# Start of INPUT DATA

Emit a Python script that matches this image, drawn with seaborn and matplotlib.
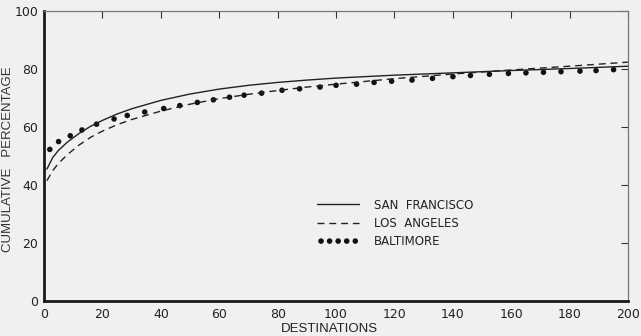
import numpy as np
import pandas as pd
import matplotlib
matplotlib.use("Agg")
import matplotlib.pyplot as plt
import seaborn as sns

# curve samples
sf_x = [1, 3, 5, 8, 12, 16, 20, 25, 30, 40, 50, 60, 70, 80, 90, 100, 120, 140, 160, 180, 200]
sf_y = [45.5, 49.5, 52.0, 54.8, 57.8, 60.3, 62.3, 64.5, 66.3, 69.2, 71.4, 73.1, 74.4, 75.4, 76.2, 76.9, 77.9, 78.7, 79.5, 80.2, 81.0]

la_x = [1, 3, 5, 8, 12, 16, 20, 25, 30, 40, 50, 60, 70, 80, 90, 100, 120, 140, 160, 180, 200]
la_y = [41.5, 45.0, 47.5, 50.5, 53.8, 56.5, 58.6, 60.8, 62.6, 65.5, 67.9, 69.8, 71.3, 72.6, 73.8, 74.8, 76.7, 78.3, 79.7, 81.0, 82.4]

balt_x = [2, 5, 9, 13, 18, 24, 28.5, 34.5, 41, 46.5, 52.5, 58, 63.5, 68.5, 74.5, 81.5, 87.5, 94.5,
          100, 107, 113, 119, 126, 133, 140, 146, 152.5, 159, 165, 171, 177, 183.5, 189, 195]
balt_y = [52.3, 55.0, 57.0, 59.0, 61.0, 62.8, 64.0, 65.2, 66.4, 67.4, 68.5, 69.4, 70.3, 71.0, 71.7, 72.7,
          73.2, 73.8, 74.4, 74.8, 75.4, 75.8, 76.2, 76.8, 77.4, 77.8, 78.2, 78.5, 78.7, 78.9, 79.1, 79.3, 79.5, 79.8]

x_ticks = [0, 20, 40, 60, 80, 100, 120, 140, 160, 180, 200]
y_ticks = [0, 20, 40, 60, 80, 100]

sns.set_style("white")
plt.rcParams["font.family"] = ["Liberation Sans Narrow", "DejaVu Sans"]
bg = "#f0f0f0"

fig = plt.figure(figsize=(6.41, 3.36), dpi=100, facecolor=bg)
ax = fig.add_axes([0.0686, 0.104, 0.9114, 0.863])
ax.set_facecolor(bg)

sns.lineplot(x=sf_x, y=sf_y, ax=ax, color="#222222", linewidth=1.0, label="SAN  FRANCISCO")
sns.lineplot(x=la_x, y=la_y, ax=ax, color="#222222", linewidth=1.0, linestyle=(0, (5, 3.5)),
             label="LOS  ANGELES")
sns.scatterplot(x=balt_x, y=balt_y, ax=ax, color="#111111", s=16, edgecolor="none", label="BALTIMORE")

ax.set_xlim(0, 200)
ax.set_ylim(0, 100)
ax.set_xticks(x_ticks)
ax.set_yticks(y_ticks)
ax.tick_params(direction="in", length=5, width=0.8, top=True, right=True, colors="#333333",
               labelsize=9, labelcolor="#222222", pad=4)
ax.tick_params(axis="x", pad=5)

for side in ["left", "bottom"]:
    ax.spines[side].set_linewidth(2.0)
    ax.spines[side].set_color("#1a1a1a")
for side in ["top", "right"]:
    ax.spines[side].set_linewidth(0.9)
    ax.spines[side].set_color("#777777")

ax.set_xlabel("DESTINATIONS", fontsize=9.5, color="#222222", family=["Liberation Sans", "DejaVu Sans"])
ax.set_ylabel("CUMULATIVE   PERCENTAGE", fontsize=9.5, color="#333333",
              family=["Liberation Sans", "DejaVu Sans"])
ax.xaxis.set_label_coords(0.488, -0.075)
ax.yaxis.set_label_coords(-0.052, 0.49)

leg = ax.legend(loc="upper left", bbox_to_anchor=(0.45, 0.39), frameon=False, fontsize=8.5,
                handlelength=3.5, handletextpad=1.3, labelspacing=0.45, scatterpoints=5,
                scatteryoffsets=[0.5])
for t in leg.get_texts():
    t.set_color("#222222")

fig.savefig("out.png", dpi=100, facecolor=bg)
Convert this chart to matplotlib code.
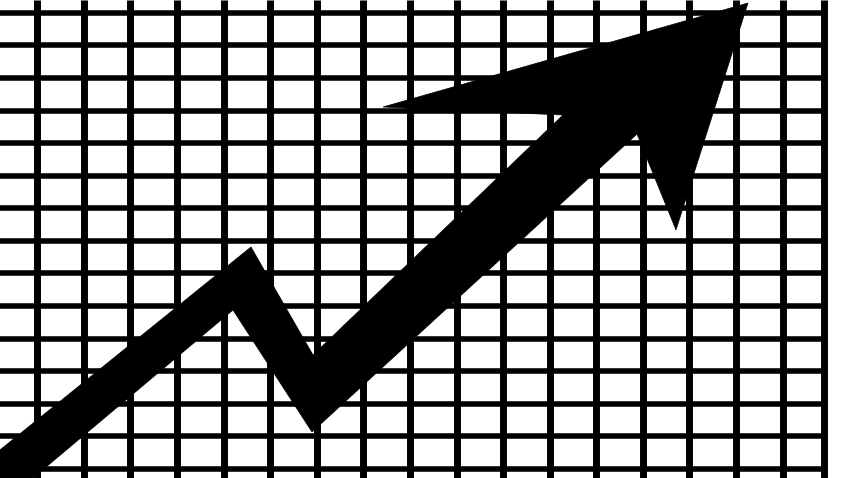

# End of INPUT DATA

**YOUR TASK**
Without the pictures, repeat the entries above line by line, from the first through the one that contains "ax.set_facecolor(bg)", both ends included.

**SOLUTION FOR THIS PROBLEM**
Emit a Python script that matches this image, drawn with seaborn and matplotlib.
import numpy as np
import pandas as pd
import matplotlib
matplotlib.use("Agg")
import matplotlib.pyplot as plt
import seaborn as sns

# curve samples
sf_x = [1, 3, 5, 8, 12, 16, 20, 25, 30, 40, 50, 60, 70, 80, 90, 100, 120, 140, 160, 180, 200]
sf_y = [45.5, 49.5, 52.0, 54.8, 57.8, 60.3, 62.3, 64.5, 66.3, 69.2, 71.4, 73.1, 74.4, 75.4, 76.2, 76.9, 77.9, 78.7, 79.5, 80.2, 81.0]

la_x = [1, 3, 5, 8, 12, 16, 20, 25, 30, 40, 50, 60, 70, 80, 90, 100, 120, 140, 160, 180, 200]
la_y = [41.5, 45.0, 47.5, 50.5, 53.8, 56.5, 58.6, 60.8, 62.6, 65.5, 67.9, 69.8, 71.3, 72.6, 73.8, 74.8, 76.7, 78.3, 79.7, 81.0, 82.4]

balt_x = [2, 5, 9, 13, 18, 24, 28.5, 34.5, 41, 46.5, 52.5, 58, 63.5, 68.5, 74.5, 81.5, 87.5, 94.5,
          100, 107, 113, 119, 126, 133, 140, 146, 152.5, 159, 165, 171, 177, 183.5, 189, 195]
balt_y = [52.3, 55.0, 57.0, 59.0, 61.0, 62.8, 64.0, 65.2, 66.4, 67.4, 68.5, 69.4, 70.3, 71.0, 71.7, 72.7,
          73.2, 73.8, 74.4, 74.8, 75.4, 75.8, 76.2, 76.8, 77.4, 77.8, 78.2, 78.5, 78.7, 78.9, 79.1, 79.3, 79.5, 79.8]

x_ticks = [0, 20, 40, 60, 80, 100, 120, 140, 160, 180, 200]
y_ticks = [0, 20, 40, 60, 80, 100]

sns.set_style("white")
plt.rcParams["font.family"] = ["Liberation Sans Narrow", "DejaVu Sans"]
bg = "#f0f0f0"

fig = plt.figure(figsize=(6.41, 3.36), dpi=100, facecolor=bg)
ax = fig.add_axes([0.0686, 0.104, 0.9114, 0.863])
ax.set_facecolor(bg)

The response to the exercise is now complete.